There was disagreement among the different slates on what would be the best way of tackling expensive textbooks.
Luis Carbajo’s plan to tackling the issue is to give $100 stipends to the first 200 students who apply for the program to use at the Matador Bookstore. Students would need to meet certain requirements, such as taking evening classes in order to encourage students to take those classes.
In response to Carbajo’s plan, ‘I don’t believe $200 stipends for 100 students is fair because we have 33,000 students on campus,’ said Pacheco.
‘It is easy to judge my proposal and not propose other ones,’ Carbajo said. ‘Maybe 200 stipends is too little but it’s a start.’
When the discussion shifted to the role vice presidents would play in their respective slates, Conor Lansdale made it clear that he won’t play ‘second fiddle.’
‘This isn’t a dictatorship,’ he said. ‘We need that balance. I’m going to make sure (Pacheco) doesn’t leave anyone out.’
Arthur Keukazian plans to work with the deans of various schools and the administration to provide internship opportunities.
However, vice presidential candidates Slomit Shaman and Aron Schlabra weren’t at the debate to discuss their potential roles. This is the second time the former, who is running alongside presidential candidate Malik Basurto, missed the debates due to scheduling conflicts.
Schlabra wasn’t at Wednesday’s debate because he flew to Kansas City, Miss., to watch the CSUN men’s basketball team play the Memphis Tigers.
‘We’re a team and we don’t need to be at the same place at the same time,’ Carbajo said.
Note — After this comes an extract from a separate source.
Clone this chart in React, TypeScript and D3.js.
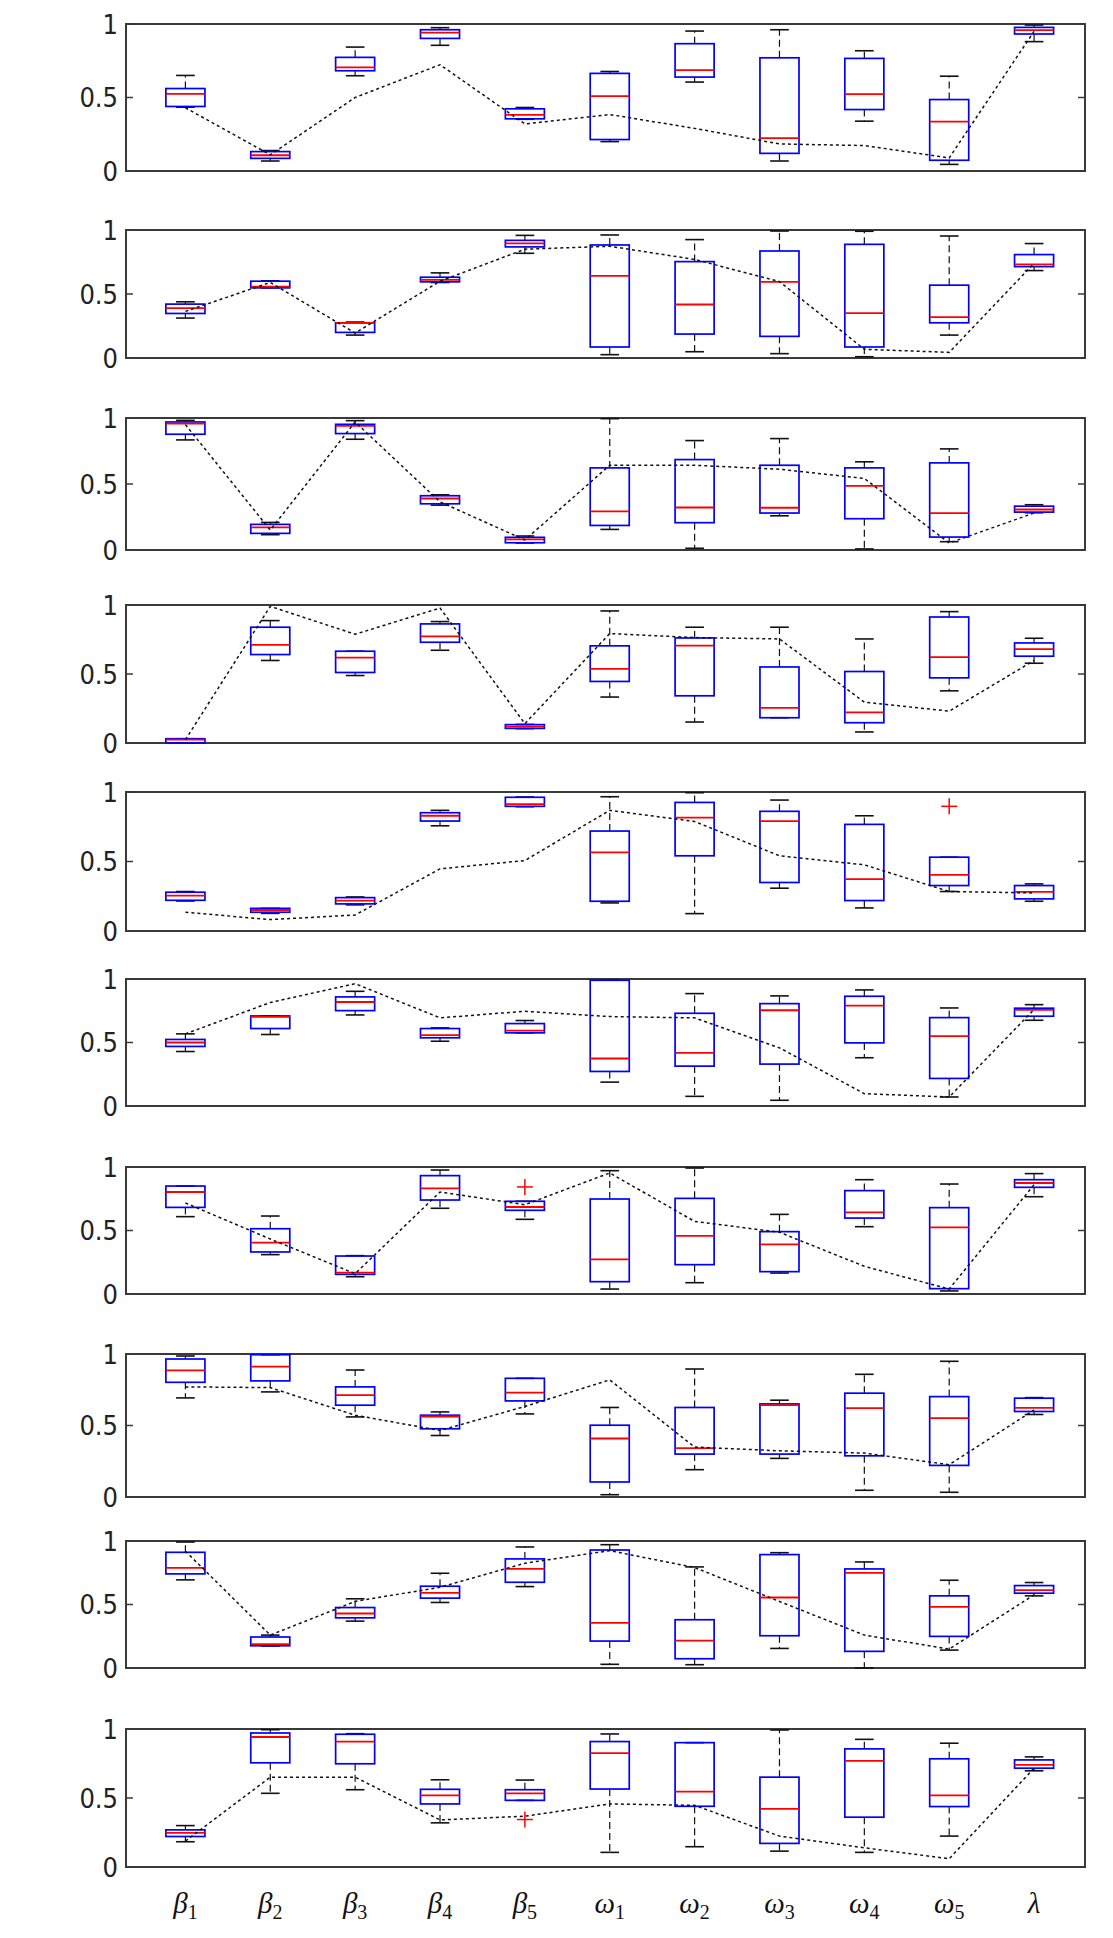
import React from 'react';
import * as d3 from 'd3';

// parameter names on the x axis
const categories = ['β1', 'β2', 'β3', 'β4', 'β5', 'ω1', 'ω2', 'ω3', 'ω4', 'ω5', 'λ'];
const yTicks = [0, 0.5, 1];

// one row per panel (10 runs), one value per parameter
const whiskerLow = [
  [0.434, 0.068, 0.648, 0.855, 0.352, 0.2, 0.605, 0.068, 0.339, 0.045, 0.88],
  [0.312, 0.548, 0.179, 0.59, 0.818, 0.026, 0.049, 0.034, 0.01, 0.179, 0.683],
  [0.834, 0.116, 0.839, 0.34, 0.053, 0.156, 0.013, 0.259, 0.008, 0.063, 0.282],
  [0.0, 0.598, 0.489, 0.672, 0.104, 0.333, 0.152, 0.183, 0.08, 0.378, 0.578],
  [0.216, 0.127, 0.188, 0.757, 0.894, 0.202, 0.125, 0.308, 0.166, 0.284, 0.214],
  [0.429, 0.563, 0.717, 0.51, 0.576, 0.188, 0.076, 0.045, 0.38, 0.071, 0.675],
  [0.609, 0.31, 0.136, 0.675, 0.588, 0.039, 0.089, 0.165, 0.53, 0.024, 0.766],
  [0.693, 0.735, 0.56, 0.43, 0.581, 0.016, 0.191, 0.27, 0.047, 0.033, 0.577],
  [0.694, 0.173, 0.369, 0.516, 0.641, 0.029, 0.026, 0.154, 0.0, 0.141, 0.568],
  [0.183, 0.534, 0.56, 0.32, 0.483, 0.106, 0.147, 0.115, 0.106, 0.224, 0.697],
];
const quartile1 = [
  [0.439, 0.086, 0.682, 0.902, 0.355, 0.214, 0.639, 0.12, 0.418, 0.073, 0.932],
  [0.348, 0.548, 0.2, 0.595, 0.868, 0.086, 0.187, 0.169, 0.086, 0.275, 0.714],
  [0.877, 0.126, 0.882, 0.35, 0.055, 0.186, 0.207, 0.28, 0.237, 0.098, 0.287],
  [0.0, 0.641, 0.511, 0.73, 0.106, 0.446, 0.342, 0.183, 0.147, 0.472, 0.629],
  [0.221, 0.135, 0.195, 0.791, 0.897, 0.214, 0.541, 0.349, 0.219, 0.327, 0.231],
  [0.469, 0.61, 0.751, 0.537, 0.576, 0.272, 0.314, 0.33, 0.497, 0.217, 0.707],
  [0.682, 0.331, 0.155, 0.74, 0.659, 0.097, 0.231, 0.176, 0.598, 0.042, 0.84],
  [0.802, 0.812, 0.642, 0.477, 0.672, 0.105, 0.3, 0.3, 0.288, 0.221, 0.598],
  [0.741, 0.175, 0.395, 0.55, 0.675, 0.212, 0.073, 0.254, 0.131, 0.249, 0.589],
  [0.221, 0.755, 0.748, 0.457, 0.483, 0.565, 0.44, 0.171, 0.361, 0.438, 0.716],
];
const medians = [
  [0.525, 0.107, 0.705, 0.941, 0.382, 0.509, 0.686, 0.223, 0.523, 0.336, 0.959],
  [0.39, 0.558, 0.275, 0.61, 0.896, 0.642, 0.418, 0.595, 0.351, 0.319, 0.732],
  [0.957, 0.171, 0.94, 0.39, 0.081, 0.292, 0.322, 0.32, 0.486, 0.28, 0.307],
  [0.024, 0.711, 0.619, 0.773, 0.118, 0.537, 0.706, 0.255, 0.222, 0.622, 0.68],
  [0.255, 0.151, 0.219, 0.829, 0.913, 0.565, 0.815, 0.791, 0.373, 0.404, 0.281],
  [0.5, 0.702, 0.819, 0.558, 0.594, 0.374, 0.419, 0.754, 0.791, 0.55, 0.757],
  [0.803, 0.404, 0.168, 0.832, 0.685, 0.273, 0.457, 0.391, 0.643, 0.525, 0.874],
  [0.886, 0.912, 0.712, 0.563, 0.73, 0.409, 0.342, 0.642, 0.621, 0.551, 0.623],
  [0.788, 0.188, 0.429, 0.592, 0.78, 0.356, 0.215, 0.555, 0.749, 0.482, 0.613],
  [0.248, 0.942, 0.909, 0.519, 0.534, 0.825, 0.546, 0.421, 0.769, 0.519, 0.74],
];
const quartile3 = [
  [0.561, 0.132, 0.773, 0.961, 0.423, 0.664, 0.866, 0.77, 0.766, 0.486, 0.977],
  [0.421, 0.6, 0.275, 0.631, 0.919, 0.883, 0.753, 0.836, 0.888, 0.569, 0.808],
  [0.97, 0.194, 0.952, 0.411, 0.096, 0.622, 0.685, 0.642, 0.622, 0.66, 0.332],
  [0.031, 0.839, 0.665, 0.863, 0.133, 0.704, 0.761, 0.551, 0.518, 0.913, 0.725],
  [0.279, 0.163, 0.24, 0.851, 0.962, 0.719, 0.925, 0.861, 0.767, 0.531, 0.327],
  [0.524, 0.709, 0.859, 0.61, 0.649, 0.99, 0.73, 0.806, 0.864, 0.696, 0.77],
  [0.85, 0.514, 0.299, 0.932, 0.73, 0.748, 0.753, 0.491, 0.814, 0.68, 0.9],
  [0.965, 0.995, 0.77, 0.572, 0.83, 0.502, 0.626, 0.651, 0.726, 0.702, 0.691],
  [0.911, 0.244, 0.476, 0.644, 0.859, 0.929, 0.38, 0.893, 0.78, 0.568, 0.649],
  [0.269, 0.971, 0.962, 0.563, 0.56, 0.909, 0.901, 0.651, 0.856, 0.784, 0.776],
];
const whiskerHigh = [
  [0.65, 0.139, 0.843, 0.975, 0.432, 0.677, 0.952, 0.961, 0.818, 0.645, 0.993],
  [0.439, 0.603, 0.281, 0.665, 0.958, 0.961, 0.925, 0.992, 0.99, 0.953, 0.894],
  [0.982, 0.209, 0.98, 0.418, 0.106, 0.995, 0.829, 0.844, 0.668, 0.766, 0.343],
  [0.031, 0.887, 0.665, 0.88, 0.135, 0.957, 0.839, 0.839, 0.754, 0.952, 0.759],
  [0.284, 0.163, 0.245, 0.868, 0.964, 0.966, 0.995, 0.942, 0.829, 0.531, 0.339],
  [0.568, 0.709, 0.903, 0.615, 0.673, 0.992, 0.885, 0.867, 0.914, 0.772, 0.798],
  [0.85, 0.614, 0.302, 0.976, 0.73, 0.971, 0.992, 0.627, 0.9, 0.866, 0.948],
  [0.986, 0.995, 0.888, 0.595, 0.83, 0.626, 0.895, 0.677, 0.858, 0.949, 0.695],
  [0.992, 0.259, 0.545, 0.746, 0.953, 0.971, 0.796, 0.908, 0.835, 0.691, 0.673],
  [0.3, 0.995, 0.966, 0.632, 0.63, 0.964, 0.901, 0.993, 0.925, 0.897, 0.798],
];
// true parameter values (dotted line)
const trueValues = [
  [0.43, 0.11, 0.5, 0.723, 0.32, 0.384, 0.29, 0.184, 0.173, 0.089, 0.95],
  [0.364, 0.59, 0.195, 0.6, 0.85, 0.873, 0.77, 0.597, 0.068, 0.044, 0.74],
  [0.95, 0.151, 0.97, 0.365, 0.076, 0.642, 0.642, 0.612, 0.542, 0.053, 0.28],
  [0.024, 0.99, 0.788, 0.978, 0.14, 0.793, 0.764, 0.754, 0.296, 0.231, 0.598],
  [0.135, 0.082, 0.115, 0.447, 0.507, 0.868, 0.788, 0.541, 0.476, 0.284, 0.274],
  [0.568, 0.815, 0.963, 0.694, 0.746, 0.704, 0.694, 0.458, 0.097, 0.071, 0.76],
  [0.717, 0.433, 0.16, 0.803, 0.703, 0.953, 0.572, 0.486, 0.218, 0.039, 0.861],
  [0.77, 0.765, 0.572, 0.465, 0.633, 0.819, 0.349, 0.323, 0.307, 0.226, 0.609],
  [0.92, 0.259, 0.524, 0.636, 0.825, 0.924, 0.791, 0.524, 0.259, 0.149, 0.576],
  [0.188, 0.651, 0.651, 0.341, 0.368, 0.457, 0.447, 0.224, 0.139, 0.06, 0.716],
];
// [panel, parameter index, value]
const outliers = [
  [4, 9, 0.897],
  [6, 4, 0.843],
  [9, 4, 0.344],
];

// layout: panel frames in page pixels
const panelTop = [24, 230, 418, 605, 792, 979, 1167, 1354, 1541, 1729];
const panelBottom = [171, 358, 550, 743, 931, 1106, 1294, 1497, 1668, 1867];
const plotLeft = 126;
const plotRight = 1085;

const W = 1113;
const H = 1938;

const x = d3.scaleLinear().domain([0.3, categories.length + 0.6]).range([plotLeft, plotRight]);
const unit = x(1) - x(0);
const boxW = unit * 0.46;
const capW = unit * 0.22;

const tickFont = "'Liberation Sans Narrow', 'Arial Narrow', 'DejaVu Sans Condensed', 'Liberation Sans', sans-serif";

const Panel = ({ p }) => {
  const y = d3.scaleLinear().domain([0, 1]).range([panelBottom[p], panelTop[p]]);
  const line = d3.line()
    .x((d, i) => x(i + 1))
    .y(d => y(d));

  return (
    <g>
      {/* frame */}
      <rect x={plotLeft} y={panelTop[p]} width={plotRight - plotLeft} height={panelBottom[p] - panelTop[p]}
        fill="#fff" stroke="#3a3a3a" strokeWidth={2} />
      {/* ticks + labels */}
      {yTicks.map(t => (
        <g key={t}>
          <line x1={plotLeft} x2={plotLeft + 7} y1={y(t)} y2={y(t)} stroke="#3a3a3a" strokeWidth={1.5} />
          <line x1={plotRight} x2={plotRight - 7} y1={y(t)} y2={y(t)} stroke="#3a3a3a" strokeWidth={1.5} />
          <text x={plotLeft - 8} y={y(t)} dy="0.36em" textAnchor="end"
            style={{ fontFamily: tickFont, fontSize: '27px', fill: '#222' }}>
            {t}
          </text>
        </g>
      ))}
      {/* boxes */}
      {categories.map((c, i) => {
        const cx = x(i + 1);
        return (
          <g key={c}>
            <line x1={cx} x2={cx} y1={y(quartile3[p][i])} y2={y(whiskerHigh[p][i])}
              stroke="#111" strokeWidth={1.2} strokeDasharray="7,4" />
            <line x1={cx} x2={cx} y1={y(quartile1[p][i])} y2={y(whiskerLow[p][i])}
              stroke="#111" strokeWidth={1.2} strokeDasharray="7,4" />
            <line x1={cx - capW / 2} x2={cx + capW / 2} y1={y(whiskerHigh[p][i])} y2={y(whiskerHigh[p][i])}
              stroke="#111" strokeWidth={1.6} />
            <line x1={cx - capW / 2} x2={cx + capW / 2} y1={y(whiskerLow[p][i])} y2={y(whiskerLow[p][i])}
              stroke="#111" strokeWidth={1.6} />
            <rect x={cx - boxW / 2} y={y(quartile3[p][i])} width={boxW}
              height={Math.max(0.5, y(quartile1[p][i]) - y(quartile3[p][i]))}
              fill="none" stroke="#0000ff" strokeWidth={1.7} />
            <line x1={cx - boxW / 2} x2={cx + boxW / 2} y1={y(medians[p][i])} y2={y(medians[p][i])}
              stroke="#ff0000" strokeWidth={1.8} />
          </g>
        );
      })}
      {/* outliers */}
      {outliers.filter(o => o[0] === p).map((o, k) => {
        const cx = x(o[1] + 1);
        const cy = y(o[2]);
        return (
          <g key={k} stroke="#ff0000" strokeWidth={1.5}>
            <line x1={cx - 8} x2={cx + 8} y1={cy} y2={cy} />
            <line x1={cx} x2={cx} y1={cy - 8} y2={cy + 8} />
          </g>
        );
      })}
      {/* true values */}
      <path d={line(trueValues[p])} fill="none" stroke="#111" strokeWidth={1.5} strokeDasharray="3,3" />
    </g>
  );
};

export default function App() {
  return (
    <svg width={W} height={H} style={{ position: 'absolute', left: 0, top: 0, background: '#fff' }}>
      <rect width={W} height={H} fill="#fff" />
      {panelTop.map((_, p) => <Panel key={p} p={p} />)}
      {categories.map((c, i) => (
        <text key={c} x={x(i + 1)} y={1913} textAnchor="middle"
          style={{ fontFamily: "'Liberation Serif', 'DejaVu Serif', serif", fontSize: '29px', fill: '#111' }}>
          <tspan fontStyle="italic">{c[0]}</tspan>
          {c.length > 1 && <tspan fontSize="20px" dy="6">{c.slice(1)}</tspan>}
        </text>
      ))}
    </svg>
  );
}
As the debate proceeded, candidates did their best to sell themselves and their position on key issues to onlookers.
‘President Koester calls me the bulldog for a reason,’ said Lansdale when responding to the question of how his slate would bring change to CSUN when its candidates have been involved with A.S. for at least two years. ‘If you guys have some desire I will fight for it.’
But Basurto interjected with, ‘The bulldog is an animal that attacks blindly.’
To which Lansdale responded, ‘the debates should be a cornerstone, not a tombstone.’ An issue brought up was lack of involvement by the student body in Associated Students.
Andrew Collard, presidential candidate, said that holding directors accountable is a major key in increasing A.S. participation.
‘Making sure directors go out and fill positions on committees should be the first priority before programming,’ Collard said.
‘We can tap into funding resources we already have on campus,’ said presidential candidate Abel Pacheco, referring to the prospect of using the campus quality fee to make student health affordable.
When the question went from student health services to whether a Greek Row at CSUN was a feasible option most candidates had a similar stance.
Basurto said, ‘Things like these are like reaching for the stars.’
While Pacheco said that the creation of a Greek Row could reduce drunk driving among students, Collard said that various Greek organizations would work better together if centralized.
‘Greek Row would be awesome but there’s not a good chance for it,’ said Collard.